The drive-by-wire technology used for the throttle doesn’t feel especially strange, but the electronically operated steering does. Staying in your lane takes more effort than usual, until you get used to the unconventional steering feel. Once you do, it imparts a highly secure sensation As for iDrive, the big knob on the console that operates climate, audio, navigation and communication functions is undeniably intimidating. BMW recommends taking a couple of hours to become familiar with its functions, and you’ll get used to all the wireless controls in a similar time frame.

It is best to forget the electronics and iDrive for a while and just concentrate on the magnificence of the car and the alluring road experience it provides. All the essential functions can be dealt with in a conventional manner. With so many gears, the automatic transmission seems a trifle busy, but each gear change is easy and the unit performs expertly.
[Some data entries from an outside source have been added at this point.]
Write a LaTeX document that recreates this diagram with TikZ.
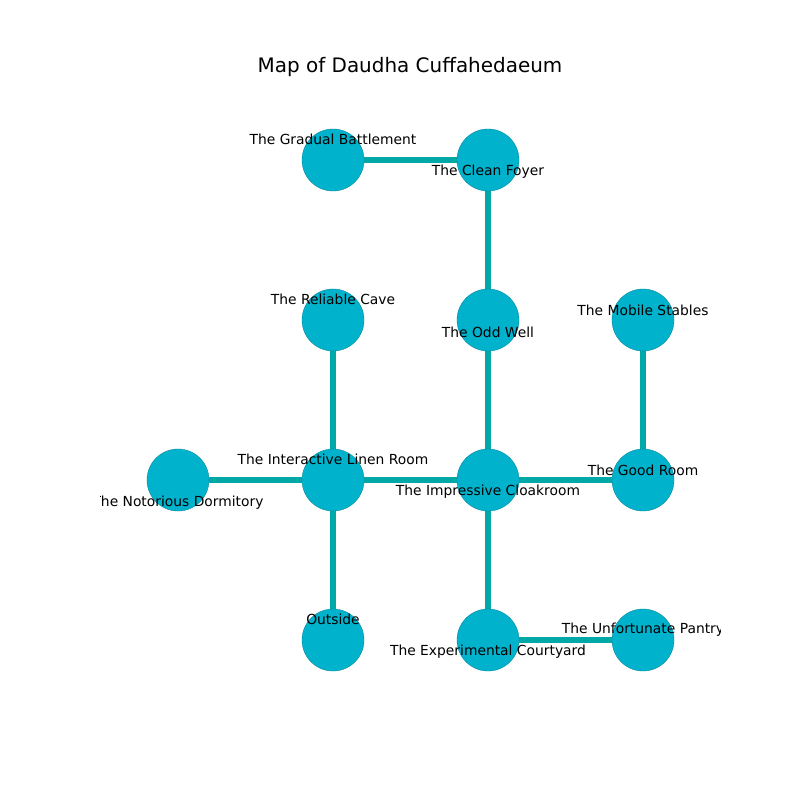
\documentclass[tikz,border=0pt]{standalone}
\usepackage{fontspec}
\setmainfont{DejaVu Sans}
\definecolor{roomfill}{RGB}{0,178,204}
\definecolor{passage}{RGB}{0,168,168}
\tikzset{
  room/.style={circle,fill=roomfill,draw=roomfill!75!black,line width=0.25pt,minimum size=0.62in,inner sep=0pt},
  passage/.style={draw=passage,line width=3.8pt},
  roomlabel/.style={inner sep=0pt,font=\fontsize{10}{12}\selectfont}
}

\begin{document}
\begin{tikzpicture}[x=0.01in,y=-0.01in]
  \useasboundingbox (0,0) rectangle (800,800);
  \node[font=\fontsize{14.4}{17}\selectfont] (title) at (410,67) {Map of Daudha Cuffahedaeum};
  % rooms
  \coordinate (GB) at (333,160);
  \coordinate (CF) at (488,160);
  \coordinate (RC) at (333,320);
  \coordinate (OW) at (488,320);
  \coordinate (MS) at (643,320);
  \coordinate (ND) at (178,480);
  \coordinate (IL) at (333,480);
  \coordinate (IC) at (488,480);
  \coordinate (GR) at (643,480);
  \coordinate (OU) at (333,640);
  \coordinate (EC) at (488,640);
  \coordinate (UP) at (643,640);
  % passages
  \draw[passage] (GB) -- (CF) -- (OW) -- (IC) -- (EC) -- (UP);
  \draw[passage] (RC) -- (IL) -- (OU);
  \draw[passage] (ND) -- (IL) -- (IC) -- (GR) -- (MS);
  \foreach \r in {GB,CF,RC,OW,MS,ND,IL,IC,GR,OU,EC,UP}
    \node[room] (n\r) at (\r) {};
  % labels
  \begin{scope}
    \clip (100,96) rectangle (720,704);
    \node[roomlabel] (lGB) at (333,139) {The Gradual Battlement};
    \node[roomlabel] (lCF) at (488,172) {The Clean Foyer};
    \node[roomlabel] (lRC) at (333,299) {The Reliable Cave};
    \node[roomlabel] (lOW) at (488,332) {The Odd Well};
    \node[roomlabel] (lMS) at (643,310) {The Mobile Stables};
    \node[roomlabel] (lIL) at (333,459) {The Interactive Linen Room};
    \node[roomlabel] (lND) at (178,503) {The Notorious Dormitory};
    \node[roomlabel] (lIC) at (488,492) {The Impressive Cloakroom};
    \node[roomlabel] (lGR) at (643,470) {The Good Room};
    \node[roomlabel] (lOU) at (333,619) {Outside};
    \node[roomlabel] (lEC) at (488,652) {The Experimental Courtyard};
    \node[roomlabel] (lUP) at (643,630) {The Unfortunate Pantry};
  \end{scope}
\end{tikzpicture}
\end{document}
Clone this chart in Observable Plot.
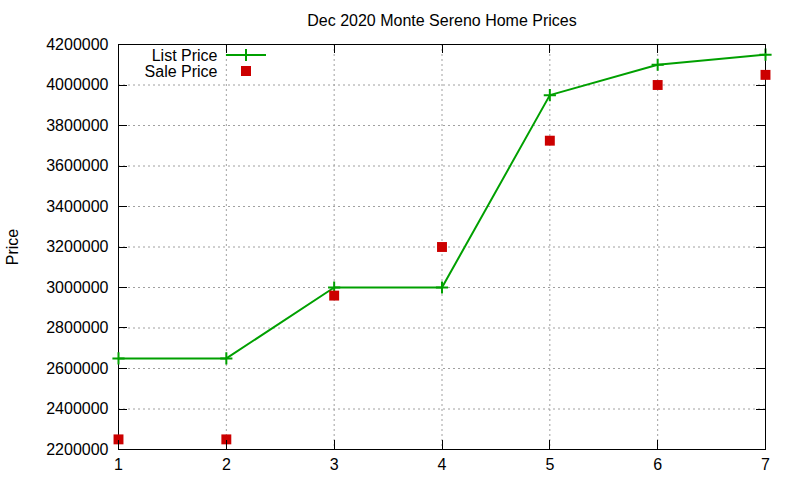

Ride comfort is satisfying, but the optional 19-inch tires riding on rougher pavement may jostle passengers a bit. Optional Comfort seats are especially inviting, which makes the occupant want to stay a while; standard seating is also cozy. The glove box is on the small side.

BMW’s 7 Series is a serious road machine and has always been among the poshest models on the market. It is also a car that can be driven eagerly by taking advantage of its outstanding level of control and abundant energy. BMW promotes the fact that the new version lays utterly flat in curves. The company’s promise is accurate — almost to a disconcerting degree. The ability to slice through curves considerably faster than expected, with no hint of body lean, is a welcome bonus.